И всё же свободный галльский дух требует выхода и ищет возможность для спора, скандала и создания новых проблем.
И не стоит удивляться, что типичный парижский заправщик где-нибудь на окраинной бензоколонке сидит и с пролетарским упорством ждет своего часа, когда, наконец, он сможет сказать заезжему из Германии бошу, что у него сейчас обеденный перерыв и тому придется подождать.

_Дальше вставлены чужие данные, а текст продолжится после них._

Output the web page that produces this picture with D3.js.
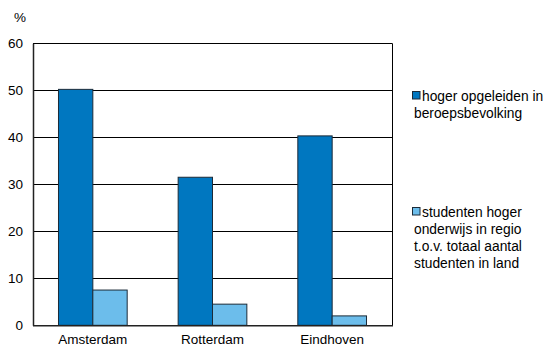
<!DOCTYPE html>
<html><head><meta charset="utf-8">
<script src="https://cdn.jsdelivr.net/npm/d3@7"></script>
<style>body{margin:0;background:#fff;} text{font-family:"Liberation Sans",Arial,sans-serif;fill:#000;}</style>
</head><body><svg id="c" width="549" height="346"></svg>
<script>
const categories = ["Amsterdam", "Rotterdam", "Eindhoven"];
const seriesNames = ["hoger opgeleiden in beroepsbevolking", "studenten hoger onderwijs in regio t.o.v. totaal aantal studenten in land"];
const hogerOpgeleiden = [50.2, 31.5, 40.3];
const studenten = [7.5, 4.5, 2.0];
const yTicks = [0, 10, 20, 30, 40, 50, 60];
const colors = ["#0077c0", "#6cbdeb"];
const legendLines = [["hoger opgeleiden in", "beroepsbevolking"], ["studenten hoger", "onderwijs in regio", "t.o.v. totaal aantal", "studenten in land"]];

const svg = d3.select("#c");
const L = 33, R = 392, T = 43.3, B = 325.3;
const x = d3.scaleBand().domain(categories).range([L, R]).paddingInner(0.426).paddingOuter(0.213);
const xs = d3.scaleBand().domain([0,1]).range([0, x.bandwidth()]);
const y = d3.scaleLinear().domain([0, 60]).range([B, T]);

svg.append("g").selectAll("line").data(yTicks.filter(d => d > 0)).join("line")
  .attr("x1", L).attr("x2", R).attr("y1", d => Math.round(y(d)) + 0.5).attr("y2", d => Math.round(y(d)) + 0.5)
  .attr("stroke", "#000").attr("stroke-width", 1);
svg.append("line").attr("x1", R + 0.5).attr("x2", R + 0.5).attr("y1", y(60)).attr("y2", y(0)).attr("stroke", "#000");

const data = categories.map((c, i) => ({c, v: [hogerOpgeleiden[i], studenten[i]]}));
const g = svg.append("g").selectAll("g").data(data).join("g").attr("transform", d => `translate(${x(d.c)},0)`);
g.selectAll("rect").data(d => d.v.map((v, k) => ({v, k}))).join("rect")
  .attr("x", d => xs(d.k)).attr("width", xs.bandwidth())
  .attr("y", d => y(d.v)).attr("height", d => y(0) - y(d.v))
  .attr("fill", d => colors[d.k]).attr("stroke", "#1c2b38").attr("stroke-width", 1);

const ya = svg.append("g").attr("transform", `translate(${L},0)`).call(d3.axisLeft(y).tickValues(yTicks).tickSize(0).tickPadding(10));
ya.select(".domain").attr("stroke", "#222").attr("stroke-width", 1.5);
ya.selectAll("text").style("font-size", "13.5px").style("font-family", "Liberation Sans, Arial, sans-serif");
const xa = svg.append("g").attr("transform", `translate(0,${B})`).call(d3.axisBottom(x).tickSize(0).tickPadding(9));
xa.select(".domain").attr("d", `M${L},0.5H${R + 1}`).attr("stroke", "#222").attr("stroke-width", 1.5);
xa.selectAll("text").style("font-size", "13.5px").style("font-family", "Liberation Sans, Arial, sans-serif");

svg.append("text").attr("x", 20).attr("y", 22).attr("text-anchor", "middle").style("font-size", "13.5px").text("%");

const legY = [101, 217];
legendLines.forEach((lines, i) => {
  svg.append("rect").attr("x", 412.5).attr("y", legY[i] - 9.5).attr("width", 7.5).attr("height", 7.5)
    .attr("fill", colors[i]).attr("stroke", "#1c2b38").attr("stroke-width", 1);
  const t = svg.append("text").attr("x", 422).attr("y", legY[i]).style("font-size", "13.8px");
  lines.forEach((ln, j) => t.append("tspan").attr("x", j === 0 ? 422 : 414).attr("dy", j === 0 ? 0 : 17).text(ln));
});
</script></body></html>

А, как известно, без бензина даже вызывающе хваленый мерседес из Германии не более чем застывшая конструкция из сварного железа.
И все же ради объективности надо сказать что, Франция – это по-своему удивительная страна, приведшая за руку современную Европу к истокам гуманизма.

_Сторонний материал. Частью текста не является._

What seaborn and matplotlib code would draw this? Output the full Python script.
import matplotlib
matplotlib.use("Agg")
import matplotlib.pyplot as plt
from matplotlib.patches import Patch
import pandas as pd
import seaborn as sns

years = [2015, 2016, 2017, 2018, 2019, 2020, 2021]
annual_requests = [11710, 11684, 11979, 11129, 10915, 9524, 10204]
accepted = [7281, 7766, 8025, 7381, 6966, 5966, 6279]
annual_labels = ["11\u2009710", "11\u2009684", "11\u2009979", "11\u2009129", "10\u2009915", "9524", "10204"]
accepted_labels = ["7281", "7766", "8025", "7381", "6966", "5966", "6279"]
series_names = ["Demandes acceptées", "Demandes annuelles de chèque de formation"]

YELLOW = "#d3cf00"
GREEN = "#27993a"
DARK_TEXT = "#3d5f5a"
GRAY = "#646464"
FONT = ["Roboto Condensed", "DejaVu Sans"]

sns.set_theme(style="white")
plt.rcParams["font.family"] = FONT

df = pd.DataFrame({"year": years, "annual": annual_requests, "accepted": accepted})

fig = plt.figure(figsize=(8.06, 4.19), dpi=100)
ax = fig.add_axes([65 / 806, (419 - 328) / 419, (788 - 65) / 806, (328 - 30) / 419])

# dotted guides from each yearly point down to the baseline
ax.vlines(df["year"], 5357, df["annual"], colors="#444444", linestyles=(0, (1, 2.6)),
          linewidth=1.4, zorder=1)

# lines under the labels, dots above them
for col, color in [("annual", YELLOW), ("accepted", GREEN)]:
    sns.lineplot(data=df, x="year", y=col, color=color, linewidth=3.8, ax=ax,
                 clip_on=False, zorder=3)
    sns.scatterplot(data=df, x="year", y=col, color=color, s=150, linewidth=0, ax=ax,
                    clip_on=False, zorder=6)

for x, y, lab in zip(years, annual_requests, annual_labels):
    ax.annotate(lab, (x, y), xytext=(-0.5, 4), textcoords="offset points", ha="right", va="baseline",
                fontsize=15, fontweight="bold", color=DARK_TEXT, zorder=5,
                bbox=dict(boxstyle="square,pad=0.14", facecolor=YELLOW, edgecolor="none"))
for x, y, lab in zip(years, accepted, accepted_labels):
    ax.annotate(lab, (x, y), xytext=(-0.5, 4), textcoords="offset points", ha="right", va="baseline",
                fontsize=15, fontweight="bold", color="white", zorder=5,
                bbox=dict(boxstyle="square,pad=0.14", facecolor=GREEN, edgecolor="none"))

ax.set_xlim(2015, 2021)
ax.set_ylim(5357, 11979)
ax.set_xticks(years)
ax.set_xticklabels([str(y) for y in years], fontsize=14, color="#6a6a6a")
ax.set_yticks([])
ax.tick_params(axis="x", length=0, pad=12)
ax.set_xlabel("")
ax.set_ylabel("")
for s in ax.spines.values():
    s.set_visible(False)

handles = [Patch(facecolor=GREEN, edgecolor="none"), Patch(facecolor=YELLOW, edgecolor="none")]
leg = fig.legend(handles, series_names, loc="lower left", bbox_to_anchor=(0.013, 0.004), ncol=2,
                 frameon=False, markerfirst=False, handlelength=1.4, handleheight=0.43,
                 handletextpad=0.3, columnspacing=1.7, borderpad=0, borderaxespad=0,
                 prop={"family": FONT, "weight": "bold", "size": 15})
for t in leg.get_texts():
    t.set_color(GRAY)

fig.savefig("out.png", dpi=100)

Бесспорно, хороши согретые солнцем неповторимые холмистые долины Шампани и Прованса, где вызревает всемирно признанная виноградная лоза сорта Божеле и не только.
Замечательно, что каждый желающий может раз в год увидеть, как кинематографические дивы путаются в длинных вечерних платьях, а их набрильянтиненные сопровождающие в черных фраках и белых манишках из Голливуда, в лучах софитов и вспышек фотокамер вычурно вышагивают по красной дорожке Каннского кинофестиваля.
Кто не знает выдающихся евпропейских выразителей, сочинителей и зачинателей таких как Вольтер, Рабле, Дюма, Эдгар Дега, Эдит Пиаф и Коко Шанель.
И конечно, гражданский Кодекс Наполеона, впервые выстроивший юридические каноны сочетания личных прав и свобод человека с императивами частной собственности и имущественных отношений.
И всё это Франция.
Примерно так и не без основания выстраивается самоуважение и чувство собственного превосходства среднестатистического француза.
Однако насколько свободен, этот самый прогрессивный евпропеец, погруженный в мир бесконечных бытовых забот, измотанный хитроумной системой налогообложения и неуверенностью в завтрашнем дне?
Ну, а Париж всегда остается Парижем. Всё также хороши каштаны на Елисейских полях, восхитительны и неповторимы музеи Лувра, де Орсэ, Пикассо и Дома Инвалидов – вместилище взлета человеческого духа, чертоги, где царствует Клио со своими сестрами. Булонский лес, место обитания вавилонских дев, так же как и в 19 веке гостеприимно принимает в свои зеленые объятия толпы разноплеменных туристов и неунывающих парижан.